È terminato, dopo due ore e mezzo, il colloquio tra il segretario del Pd Matteo Renzi e il leader di Forza Italia, Silvio Berlusconi. Con loro, in cerca dell’accordo sulla riforma elettorale, il capo della segreteria Dem Lorenzo Guerini e l’ex sottosegretario alla presidenza del Consiglio Gianni Letta. Così come per l’arrivo, anche all’uscita il Cavaliere ha utilizzato un ingresso laterale per uscire con la sua auto dalla sede del Pd. Il che, però, non gli ha evitato le contestazioni.

Il Cavaliere è giunto in macchina, entrando dall’ingresso posteriore: un cordone di forze dell’ordine teneva lontani curiosi e giornalisti per lasciar passare la macchina dell’ex premier. Ma al suo arrivo un piccolo gruppo di manifestanti, tra cui alcuni esponenti del Popolo Viola, hanno iniziato a contestarlo gridando «Vergogna, Vergogna» e lanciando alcune uova che hanno colpito la macchina.  

Ma non è per questo che quella di oggi è stata una giornata ad altissima tensione politica. A parte il fatto che è la prima volta che Berlusconi mette piede a "casa" Pd, l'incontro con Renzi rappresenta di per sé uno strappo dentro il Partito democratico stesso e dentro la maggioranza, perché il tema della legge elettorale, al centro del colloquio tra l'ex premier e il segretario democratico, tocca interessi contrastanti tra i vari partiti.

Una tensione che certo le parole di Renzi nella conferenza stampa seguita al vertice non hanno stemperato. Anche se il segretario democratico non ha pronunciato la parola "accordo", l'aver ripetuto per quattro volte che c'è «una profonda sintonia» con Forza Italia su legge elettorale e riforme istituzionali lascia intendere che un'intesa c'è e non farà piacere ad Alfano perché è finalizzata a «favorire governabilità e bipolarismo da un lato ed eliminare il potere di ricatto dei partiti più piccoli». E piena sintonia tra pd renziano e fi c'è pure sulla riforma del titolo V, l'eliminazione dei rimborsi ai gruppi consiliari regionali; la trasformazione del Senato in Camera delle autonomie senza elezione diretta dei senatori (quest'ultima una riforma alla quale tiene molto il sindaco di Firenze ma che senza i voti di Berlusconi al Senato è pressoché irrealizzabile). 

Poi certo Renzi tende una mano ad Alfano (e a Scelta Civica), dicendo che lui e Berlusconi hanno anche «condiviso un'apertura alle altre forze politiche per scrivere il testo della legge che, se nelle prossime ore saranno definiti i dettagli, presenteremo alla direzione del partito che lunedì alle 16 lo voterà». Ma, messa così, sembra più un voler dare alle «altre forze politiche» la corda con cui impiccarsi.

Comunque, il week end sarà decisivo, visto che lunedì Renzi intende presentare il testo della legge elettorale da far votare nella direzione del Pd.

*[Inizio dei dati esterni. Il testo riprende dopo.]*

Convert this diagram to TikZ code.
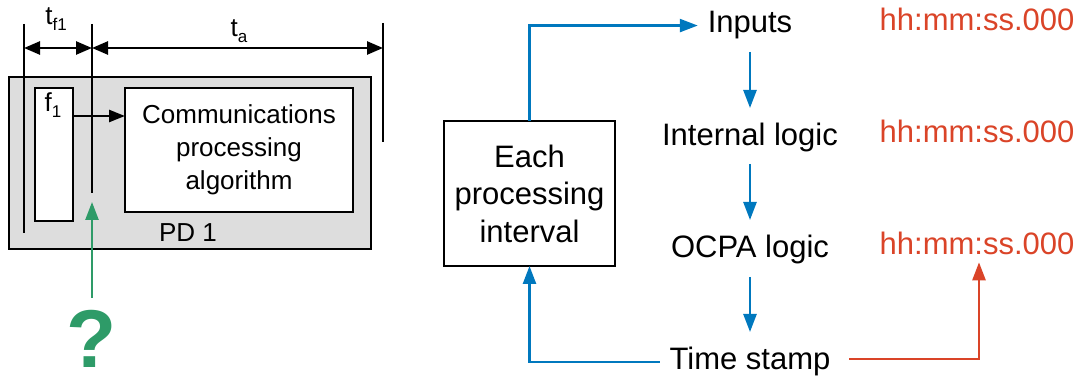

Alfano, dunque ha ancora due giorni per pensarci e molto dipenderà dai dettagli della legge, sui quali il segretario democratico si è mantenuto vago. Da Pesaro, dove si svolgeva la convention dell'Ncd non sono arrivate repliche dirette alle parole di Renzi: Alfano si è limitato a ripetere le sue condizioni. Evidentemente intende andare a vedere, anche se il ministro Lupi aveva definito «inaccettabile» l'incontro Renzi-Berlusconi: «Hanno il diritto di incontrarsi e di dialogare, ma non è accettabile che due partiti si mettano d'accordo per eliminare gli altri partiti con una legge». Né è dato sapere se Berlusconi, in cambio dell'accordo, abbia chiesto l'election day. Si direbbe di no, a leggere la nota nella quale il Cavaliere ribadisce le critiche al premier Enrico Letta ma  «auspicando di poter al più presto ridare la parola ai cittadini ho garantito al segretario Renzi che Forza Italia appoggerà in Parlamento le riforme». Poi, sulla riforma del Porcellum, Berlusconi usa la parola che il segretario democratico aveva accuratamente evitato di pronunciare: «L'accordo con Renzi prevede una nuova legge elettorale che porti al consolidamento dei grandi partiti in un'ottica di semplificazione dello scenario politico. Insieme, abbiamo auspicato che tutte le forze politiche possano dare il loro fattivo contributo in Parlamento alla rapida approvazione della legge, che speriamo possa essere largamente condivisa».

Anche per i democratici questi due giorni saranno di fibrillazione perché lunedì dovranno dire l'ultima parola sulla legge elettorale, tema sul quale il Pd ha sempre avuto due se non tre posizioni: prendere o lasciare, dirà Matteo Renzi.